§ **Instruction**: Copy out the records in full, word for word, without pictures.

§ **Task inputs**:
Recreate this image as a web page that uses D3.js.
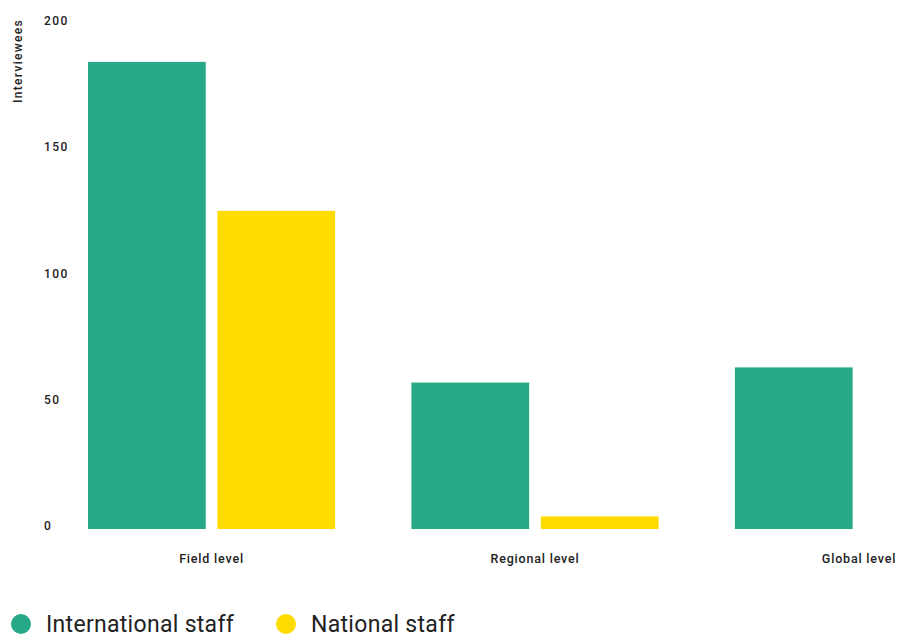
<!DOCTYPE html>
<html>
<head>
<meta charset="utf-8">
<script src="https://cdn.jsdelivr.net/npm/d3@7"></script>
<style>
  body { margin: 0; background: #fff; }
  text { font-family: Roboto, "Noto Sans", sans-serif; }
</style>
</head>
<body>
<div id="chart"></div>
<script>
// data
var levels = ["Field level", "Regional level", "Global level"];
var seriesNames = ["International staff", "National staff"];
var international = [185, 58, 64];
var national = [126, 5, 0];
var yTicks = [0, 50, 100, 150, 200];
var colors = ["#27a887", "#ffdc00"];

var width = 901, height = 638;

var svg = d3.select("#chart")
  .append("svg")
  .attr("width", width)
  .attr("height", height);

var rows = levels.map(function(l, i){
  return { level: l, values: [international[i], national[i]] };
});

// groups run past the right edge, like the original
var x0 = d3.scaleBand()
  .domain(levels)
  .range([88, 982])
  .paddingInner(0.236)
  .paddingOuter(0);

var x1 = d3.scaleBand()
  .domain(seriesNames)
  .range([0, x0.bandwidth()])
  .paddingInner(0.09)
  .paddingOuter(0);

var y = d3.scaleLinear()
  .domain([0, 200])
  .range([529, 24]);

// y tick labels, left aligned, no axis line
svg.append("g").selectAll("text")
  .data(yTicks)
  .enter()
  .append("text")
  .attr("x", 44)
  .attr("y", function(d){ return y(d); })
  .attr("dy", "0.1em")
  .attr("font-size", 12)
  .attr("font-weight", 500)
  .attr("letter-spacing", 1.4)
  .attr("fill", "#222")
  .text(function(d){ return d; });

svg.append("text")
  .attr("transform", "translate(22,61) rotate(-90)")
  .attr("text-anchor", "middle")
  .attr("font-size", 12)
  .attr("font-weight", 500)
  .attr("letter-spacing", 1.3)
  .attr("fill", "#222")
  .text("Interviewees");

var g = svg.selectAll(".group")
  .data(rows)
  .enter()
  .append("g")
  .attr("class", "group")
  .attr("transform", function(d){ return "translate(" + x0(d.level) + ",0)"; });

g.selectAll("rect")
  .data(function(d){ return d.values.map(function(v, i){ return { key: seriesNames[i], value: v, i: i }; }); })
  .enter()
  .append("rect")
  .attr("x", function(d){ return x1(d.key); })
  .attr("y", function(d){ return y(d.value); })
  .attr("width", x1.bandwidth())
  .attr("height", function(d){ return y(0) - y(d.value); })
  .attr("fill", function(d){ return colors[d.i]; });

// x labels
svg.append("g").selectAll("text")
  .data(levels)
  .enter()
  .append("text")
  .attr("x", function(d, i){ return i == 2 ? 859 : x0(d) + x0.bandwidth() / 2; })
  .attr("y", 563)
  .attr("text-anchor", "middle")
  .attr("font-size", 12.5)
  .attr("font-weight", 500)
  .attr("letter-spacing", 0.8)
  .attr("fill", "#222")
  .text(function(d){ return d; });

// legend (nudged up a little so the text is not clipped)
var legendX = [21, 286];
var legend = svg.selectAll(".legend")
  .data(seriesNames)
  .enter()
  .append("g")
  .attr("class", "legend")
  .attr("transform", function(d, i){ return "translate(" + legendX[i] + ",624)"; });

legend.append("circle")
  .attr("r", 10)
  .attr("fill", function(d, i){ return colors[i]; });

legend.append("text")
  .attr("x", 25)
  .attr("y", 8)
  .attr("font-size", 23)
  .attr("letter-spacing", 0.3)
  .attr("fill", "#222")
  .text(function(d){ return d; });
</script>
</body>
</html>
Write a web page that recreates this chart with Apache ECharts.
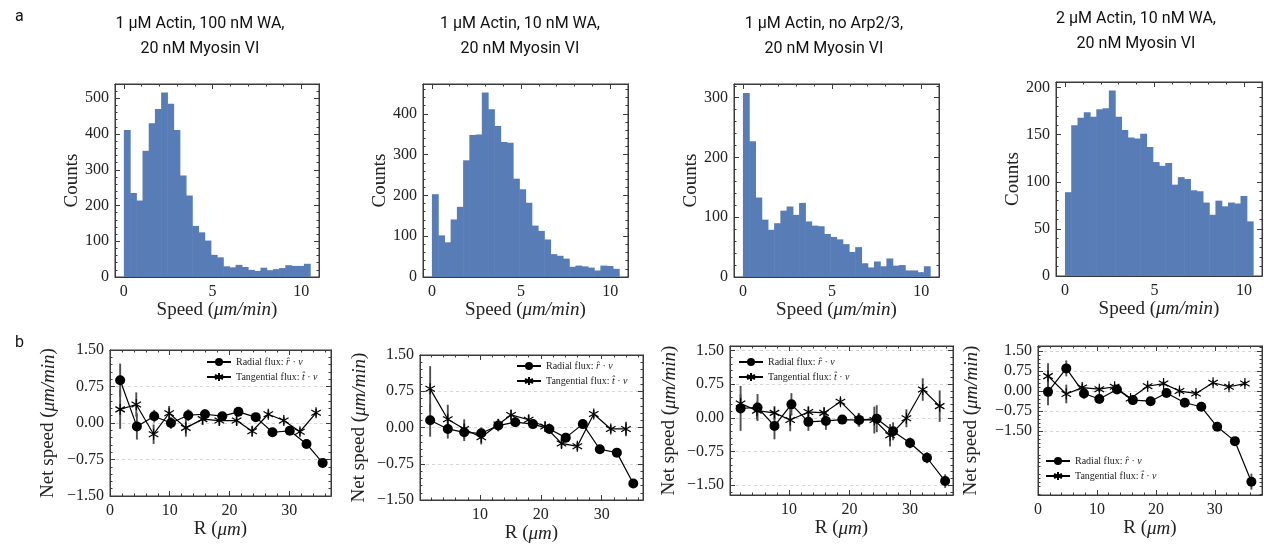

§ **Complete output**:
Recreate this image as a web page that uses D3.js.
<!DOCTYPE html>
<html>
<head>
<meta charset="utf-8">
<script src="https://cdn.jsdelivr.net/npm/d3@7"></script>
<style>
  body { margin: 0; background: #fff; }
  text { font-family: Roboto, "Noto Sans", sans-serif; }
</style>
</head>
<body>
<div id="chart"></div>
<script>
// data
var levels = ["Field level", "Regional level", "Global level"];
var seriesNames = ["International staff", "National staff"];
var international = [185, 58, 64];
var national = [126, 5, 0];
var yTicks = [0, 50, 100, 150, 200];
var colors = ["#27a887", "#ffdc00"];

var width = 901, height = 638;

var svg = d3.select("#chart")
  .append("svg")
  .attr("width", width)
  .attr("height", height);

var rows = levels.map(function(l, i){
  return { level: l, values: [international[i], national[i]] };
});

// groups run past the right edge, like the original
var x0 = d3.scaleBand()
  .domain(levels)
  .range([88, 982])
  .paddingInner(0.236)
  .paddingOuter(0);

var x1 = d3.scaleBand()
  .domain(seriesNames)
  .range([0, x0.bandwidth()])
  .paddingInner(0.09)
  .paddingOuter(0);

var y = d3.scaleLinear()
  .domain([0, 200])
  .range([529, 24]);

// y tick labels, left aligned, no axis line
svg.append("g").selectAll("text")
  .data(yTicks)
  .enter()
  .append("text")
  .attr("x", 44)
  .attr("y", function(d){ return y(d); })
  .attr("dy", "0.1em")
  .attr("font-size", 12)
  .attr("font-weight", 500)
  .attr("letter-spacing", 1.4)
  .attr("fill", "#222")
  .text(function(d){ return d; });

svg.append("text")
  .attr("transform", "translate(22,61) rotate(-90)")
  .attr("text-anchor", "middle")
  .attr("font-size", 12)
  .attr("font-weight", 500)
  .attr("letter-spacing", 1.3)
  .attr("fill", "#222")
  .text("Interviewees");

var g = svg.selectAll(".group")
  .data(rows)
  .enter()
  .append("g")
  .attr("class", "group")
  .attr("transform", function(d){ return "translate(" + x0(d.level) + ",0)"; });

g.selectAll("rect")
  .data(function(d){ return d.values.map(function(v, i){ return { key: seriesNames[i], value: v, i: i }; }); })
  .enter()
  .append("rect")
  .attr("x", function(d){ return x1(d.key); })
  .attr("y", function(d){ return y(d.value); })
  .attr("width", x1.bandwidth())
  .attr("height", function(d){ return y(0) - y(d.value); })
  .attr("fill", function(d){ return colors[d.i]; });

// x labels
svg.append("g").selectAll("text")
  .data(levels)
  .enter()
  .append("text")
  .attr("x", function(d, i){ return i == 2 ? 859 : x0(d) + x0.bandwidth() / 2; })
  .attr("y", 563)
  .attr("text-anchor", "middle")
  .attr("font-size", 12.5)
  .attr("font-weight", 500)
  .attr("letter-spacing", 0.8)
  .attr("fill", "#222")
  .text(function(d){ return d; });

// legend (nudged up a little so the text is not clipped)
var legendX = [21, 286];
var legend = svg.selectAll(".legend")
  .data(seriesNames)
  .enter()
  .append("g")
  .attr("class", "legend")
  .attr("transform", function(d, i){ return "translate(" + legendX[i] + ",624)"; });

legend.append("circle")
  .attr("r", 10)
  .attr("fill", function(d, i){ return colors[i]; });

legend.append("text")
  .attr("x", 25)
  .attr("y", 8)
  .attr("font-size", 23)
  .attr("letter-spacing", 0.3)
  .attr("fill", "#222")
  .text(function(d){ return d; });
</script>
</body>
</html>
Write a web page that recreates this chart with Apache ECharts.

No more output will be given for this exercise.